Wearing my bread-and-butter hat, I went this week to a conference on Open Access [OA].  If you aren’t familiar with the term, it is a business model which involves making articles that appear in learned journals available free of charge to the ‘end-user’ (i.e. reader).  Publishers are either paid direct by the author or they continue to charge subscriptions to libraries, but make the articles available free after an embargo period of six to twelve months.  Academic publishers have come under a certain amount of pressure to accept this as one of their business models since it was first conceived in 2004, and most now offer some form of OA.

Following the publication of a report it commissioned this year (the ‘Finch report’), the UK government has now said that articles written about research projects funded by government grants to universities must all be made available via OA.  This may not seem of much interest to crime writers or fiction writers generally; however, I think that we should be vigilant.  Why?  Because there is now a movement to extend OA to books.  This is already happening in a small way.  The argument is that publishers don’t make any money out of some books anyway, so they may as well cover their costs by making the author pay.

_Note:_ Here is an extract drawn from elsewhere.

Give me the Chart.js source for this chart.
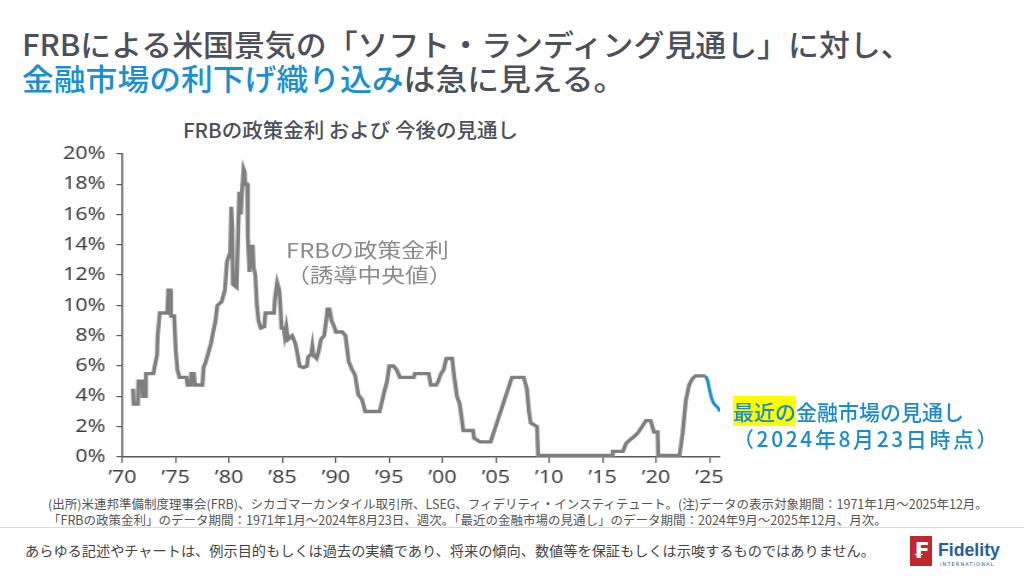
<!DOCTYPE html>
<html lang="ja">
<head>
<meta charset="UTF-8">
<title>FRBの政策金利 および 今後の見通し</title>
<script src="https://cdn.jsdelivr.net/npm/chart.js"></script>
<style>
  body {
    margin: 0;
    width: 1024px;
    height: 576px;
    position: relative;
    overflow: hidden;
    background: #fff;
    font-family: "Noto Sans CJK JP", "Noto Sans", sans-serif;
  }
  .txt { position: absolute; white-space: nowrap; line-height: 1; }
  .title { left: 22px; font-size: 30px; font-weight: 500; color: #4b505a; transform-origin: 0 0; }
  .blue { color: #1a90d0; }
  #chartTitle { left: 183px; top: 119px; font-size: 20.5px; font-weight: 500; color: #4b505a; }
  #frbLabel { left: 286px; top: 237px; font-size: 20px; line-height: 25px; color: #8a8a8a; transform: scaleX(1.19); transform-origin: 0 0; }
  #outlookLabel { left: 733px; top: 398px; font-size: 21px; line-height: 27px; color: #1a8cce; font-weight: 500; }
  #outlookLabel .mark { background: #ffff00; }
  #outlookLabel .date { letter-spacing: 2.6px; }
  .note { left: 48px; font-size: 12.5px; color: #555; }
  #rule { position: absolute; left: 0; top: 527px; width: 1024px; height: 1px; background: #dcdcdc; }
  #disclaimer { left: 25px; top: 543px; font-size: 14.2px; color: #444; }
  #logoBox { position: absolute; left: 910px; top: 536px; width: 22px; height: 30px; background: #c0282d; color: #fff;
             font: bold 22px "DejaVu Sans", sans-serif; text-align: center; line-height: 30px; }
  #logoText { left: 938px; top: 539px; font: bold 19px "Liberation Sans", sans-serif; color: #24609f; transform: scaleX(0.93); transform-origin: 0 0; }
  #logoSub { left: 940px; top: 561px; font: 5px "DejaVu Sans", sans-serif; color: #24609f; letter-spacing: 1.1px; }
  #chartWrap { position: absolute; left: 0; top: 134px; transform: scaleX(1.2); transform-origin: 0 0; }
</style>
</head>
<body>
  <div class="txt title" style="top:28px; transform: scaleX(1.03)">FRBによる米国景気の「ソフト・ランディング見通し」に対し、</div>
  <div class="txt title" style="top:62px; transform: scaleX(1.06)"><span class="blue">金融市場の利下げ織り込み</span>は急に見える。</div>

  <div class="txt" id="chartTitle">FRBの政策金利 および 今後の見通し</div>

  <div id="chartWrap"><canvas id="rateChart" width="620" height="353"></canvas></div>

  <div class="txt" id="frbLabel">FRBの政策金利<br>（誘導中央値）</div>
  <div class="txt" id="outlookLabel"><span class="mark">最近の</span>金融市場の見通し<br><span class="date">（2024年8月23日時点）</span></div>

  <div class="txt note" style="top:498px">(出所)米連邦準備制度理事会(FRB)、シカゴマーカンタイル取引所、LSEG、フィデリティ・インスティテュート。(注)データの表示対象期間：1971年1月～2025年12月。</div>
  <div class="txt note" style="top:514px">「FRBの政策金利」のデータ期間：1971年1月～2024年8月23日、週次。「最近の金融市場の見通し」のデータ期間：2024年9月～2025年12月、月次。</div>
  <div id="rule"></div>
  <div class="txt" id="disclaimer">あらゆる記述やチャートは、例示目的もしくは過去の実績であり、将来の傾向、数値等を保証もしくは示唆するものではありません。</div>
  <div id="logoBox">₣</div>
  <div class="txt" id="logoText">Fidelity</div>
  <div class="txt" id="logoSub">INTERNATIONAL</div>

<script>
// FRB policy rate (target midpoint)
var rateYears = [
  1971.0, 1971.05, 1971.45, 1971.5, 1971.85, 1971.9, 1972.15, 1972.2, 1972.9, 1973.1,
  1973.25, 1973.3, 1973.5, 1974.2, 1974.3, 1974.5, 1974.55, 1974.85, 1975.0, 1975.15,
  1975.35, 1976.0, 1976.1, 1976.4, 1976.45, 1976.7, 1976.8, 1977.5, 1977.6, 1977.8,
  1978.0, 1978.3, 1978.5, 1978.7, 1978.9, 1979.3, 1979.6, 1979.8, 1980.1, 1980.2,
  1980.3, 1980.35, 1980.7, 1980.85, 1980.95, 1981.1, 1981.2, 1981.35, 1981.45, 1981.5,
  1981.7, 1981.75, 1981.9, 1982.0, 1982.1, 1982.2, 1982.3, 1982.45, 1982.6, 1982.75,
  1982.95, 1983.3, 1983.4, 1984.2, 1984.3, 1984.5, 1984.7, 1984.8, 1984.9, 1985.1,
  1985.2, 1985.35, 1985.5, 1985.9, 1986.2, 1986.4, 1986.6, 1986.95, 1987.3, 1987.4,
  1987.7, 1987.8, 1987.9, 1988.2, 1988.4, 1988.6, 1988.9, 1989.1, 1989.2, 1989.4,
  1989.6, 1989.9, 1990.0, 1990.6, 1990.9, 1991.2, 1991.5, 1991.8, 1992.1, 1992.45,
  1992.75, 1994.1, 1994.5, 1994.8, 1995.0, 1995.4, 1995.7, 1996.0, 1997.3, 1997.4,
  1998.7, 1998.9, 1999.4, 1999.6, 1999.85, 2000.1, 2000.35, 2000.9, 2001.05, 2001.35,
  2001.6, 2001.95, 2002.85, 2002.95, 2003.5, 2004.5, 2006.5, 2007.6, 2007.9, 2008.1,
  2008.25, 2008.85, 2008.95, 2015.9, 2015.95, 2016.9, 2017.2, 2017.5, 2017.95, 2018.3,
  2018.6, 2019.05, 2019.5, 2019.8, 2020.15, 2020.2, 2022.2, 2022.5, 2022.8, 2023.1,
  2023.4, 2023.7, 2024.65
];
var rateValues = [
  4.5, 3.5, 3.5, 5.0, 5.0, 4.0, 4.0, 5.5, 5.5, 6.25,
  6.75, 8.0, 9.5, 9.5, 11.0, 11.0, 9.3, 9.3, 7.0, 5.75,
  5.25, 5.25, 4.75, 4.75, 5.5, 5.5, 4.75, 4.75, 5.9, 6.25,
  6.75, 7.5, 8.25, 8.9, 10.0, 10.25, 11.0, 12.9, 13.5, 16.5,
  15.0, 11.4, 11.2, 15.0, 17.5, 16.0, 17.5, 19.0, 18.8, 18.0,
  18.0, 14.5, 12.2, 14.0, 12.5, 14.0, 12.5, 12.0, 10.0, 9.0,
  8.5, 8.6, 9.5, 9.5, 10.5, 11.5, 11.0, 10.0, 8.5, 8.5,
  8.0, 8.6, 7.75, 8.0, 7.5, 6.8, 6.0, 5.9, 6.0, 6.6,
  6.8, 7.3, 6.7, 6.5, 7.0, 7.75, 8.0, 9.0, 9.75, 9.75,
  9.0, 8.5, 8.25, 8.25, 8.0, 6.3, 5.8, 5.4, 4.1, 3.8,
  3.0, 3.0, 4.2, 5.0, 6.0, 6.0, 5.75, 5.25, 5.25, 5.5,
  5.5, 4.75, 4.75, 5.0, 5.5, 5.75, 6.5, 6.5, 5.5, 4.0,
  3.5, 1.75, 1.75, 1.25, 1.0, 1.0, 5.25, 5.25, 4.5, 3.0,
  2.25, 2.0, 0.1, 0.1, 0.37, 0.37, 0.9, 1.1, 1.35, 1.6,
  1.9, 2.4, 2.4, 1.65, 1.65, 0.1, 0.1, 1.6, 3.75, 4.75,
  5.15, 5.35, 5.35
];

// market-implied path (monthly), as of 2024-08-23
var outlookYears = [2024.65, 2024.85, 2025.0, 2025.2, 2025.45, 2025.8, 2026.0];
var outlookValues = [5.35, 5.0, 4.5, 3.9, 3.5, 3.25, 3.0];

var xTickYears = [1970, 1975, 1980, 1985, 1990, 1995, 2000, 2005, 2010, 2015, 2020, 2025];
var yTickValues = [0, 2, 4, 6, 8, 10, 12, 14, 16, 18, 20];

function toPoints(xs, ys) {
  return xs.map(function (x, i) { return { x: x, y: ys[i] }; });
}

var axisColor = '#595959';

new Chart(document.getElementById('rateChart'), {
  type: 'line',
  data: {
    datasets: [
      {
        label: 'FRBの政策金利',
        data: toPoints(rateYears, rateValues),
        borderColor: '#7f7f7f',
        borderWidth: 3.4,
        pointRadius: 0,
        borderJoinStyle: 'miter'
      },
      {
        label: '最近の金融市場の見通し',
        data: toPoints(outlookYears, outlookValues),
        borderColor: '#1a8cce',
        borderWidth: 2.8,
        pointRadius: 0,
        tension: 0.35
      }
    ]
  },
  options: {
    responsive: false,
    animation: false,
    layout: { padding: { top: 13, right: 20, left: 0, bottom: 0 } },
    plugins: { legend: { display: false }, tooltip: { enabled: false } },
    scales: {
      x: {
        type: 'linear',
        min: 1970,
        max: 2026,
        afterBuildTicks: function (scale) {
          scale.ticks = xTickYears.map(function (v) { return { value: v }; });
        },
        afterFit: function (scale) { scale.height = 30; },
        border: { display: true, color: axisColor, width: 1.5 },
        grid: { drawOnChartArea: false, drawTicks: true, tickLength: 6, color: axisColor, lineWidth: 1.2 },
        ticks: {
          maxRotation: 0,
          autoSkip: false,
          padding: 4,
          color: '#404040',
          font: { family: 'Noto Sans', size: 18 },
          callback: function (v) { return '\u2019' + String(v).slice(2); }
        }
      },
      y: {
        min: 0,
        max: 20,
        afterBuildTicks: function (scale) {
          scale.ticks = yTickValues.map(function (v) { return { value: v }; });
        },
        afterFit: function (scale) { scale.width = 102; },
        border: { display: true, color: axisColor, width: 1.5 },
        grid: { drawOnChartArea: false, drawTicks: true, tickLength: 5, color: axisColor, lineWidth: 1.2 },
        ticks: {
          padding: 9,
          color: '#404040',
          font: { family: 'Noto Sans', size: 18 },
          callback: function (v) { return v + '%'; }
        }
      }
    }
  }
});
</script>
</body>
</html>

Speaking as a new crime writer who is currently being tenderly nurtured by my publisher (Salt Publishing), I think that if this were to be extended to fiction it would be the thin end of the wedge for both author and publisher.  Why would authors trouble to write books and then pay the publisher to publish them?  How would we afford it?  And why would a publisher build an author’s profile – sometimes over many years – only to cover its costs, with maybe a modest ‘premium’ thrown in?  Doesn’t this mean abandoning the leap of faith that all fiction publishers invest in their authors?

Finally, haven’t we all heard of this before, under a different guise?  Isn’t it simply called ‘vanity publishing’?